Souvenir
- Le 22/11/2020
Les souvenirs donnent souvent une fausse idée de ce que nous vivons réellement.
Des patients soumis à une opération chirurgicale effectuée sans anesthésie sont invités à noter leur douleur pendant l’opération, à intervalles réguliers, sur une échelle de 0 (pas de douleur) à 10 (douleur intolérable) ; après l’opération, ils sont invités à évaluer la "somme totale de douleur" sur l’ensemble de l’opération.
L’évaluation ex post des patients est prédite avec précision par la moyenne des niveaux de douleur au pire moment et à la fin de l’opération (règle dite pic-fin) ; la durée de l’opération est négligée dans l’évaluation.

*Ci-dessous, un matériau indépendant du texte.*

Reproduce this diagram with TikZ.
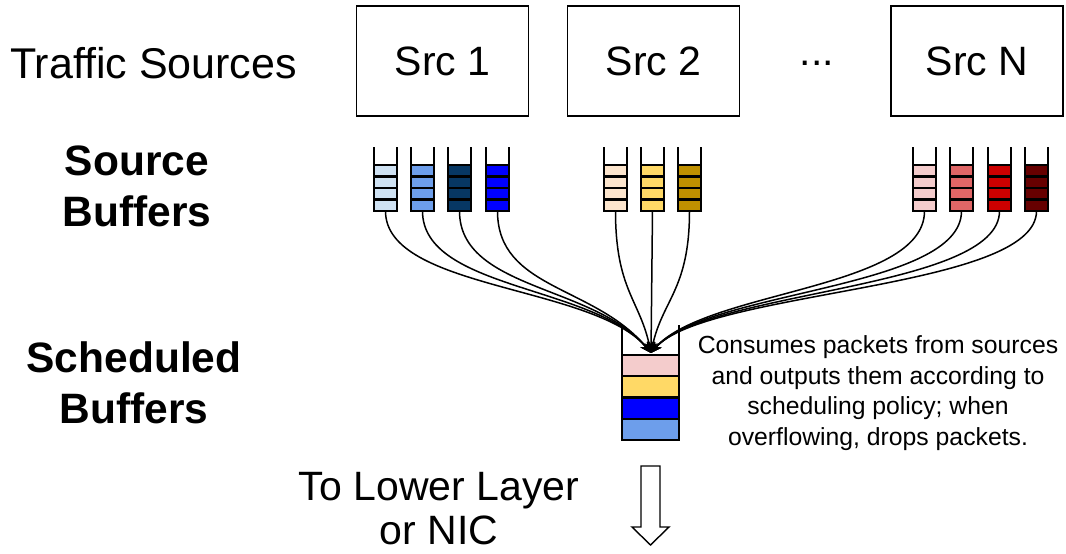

Ainsi, pour les patients A et B :
les surfaces hachurées qui représentent la "somme totale de douleur" sur l’ensemble de l’opération indiquent que, dans leurs vécus respectifs, le patient A a moins souffert que le patient B.
Pourtant, dans leurs souvenirs respectifs, c’est le contraire : le patient A a plus souffert que le patient B.
C’est la règle pic-fin qui s’applique : le pic de douleur est identique pour les patients A et B, alors que la fin est plus douloureuse pour le patient A que pour le patient B ; la durée de l’opération est plus courte pour le patient A que pour le patient B, mais la durée est négligée dans le souvenir des patients.
Une personne écoute avec ravissement une symphonie sur un disque vinyle ; une rayure sur le disque perturbe malencontreusement la fin de la symphonie ; la personne rapporte que la rayure a saccagé toute la symphonie.
En fait, la rayure n’a pas saccagé toute la symphonie mais sa fin.
Pourtant, dans le souvenir, c’est bien toute la symphonie qui a été saccagée.
Une autre application de la règle pic-fin (le pic et la fin étant confondus), dans la négligence de la durée.
Le psychologue Daniel Kahneman, qui a conduit l’étude des patients et rapporte l’anecdote musicale, montre à travers différentes enquêtes que les mêmes règles s’appliquent aux souvenirs sur longue période, jusqu’à l’évaluation de vies entières.
Dans l’évaluation de vies entières comme pour des épisodes plus brefs, seul compte le souvenir des pics et des fins ; la durée ne compte pas.
Un cas d'école
Ma vie personnelle est un cas d'école.
Après 35 ans de vie commune, j’ai découvert 30 ans de double-vie, 30 ans de mystification, 30 ans de trahison de la confiance.
Le meilleur auteur de vaudeville ne saurait quoi faire de cette histoire ridicule par la durée.
Si je me retourne sur ces 30 ans, j’en vois mentalement la fin – la découverte – et les pics des événements du passé qui précèdent et confortent cette découverte ; je ne vois pas la durée.
On me dit : « Pierre, tu n’étais pas malheureux… »
C’est sans doute vrai, mais ce n’est pas ce qui ressort de mon souvenir.
Mon souvenir me laisse triste et amnésique.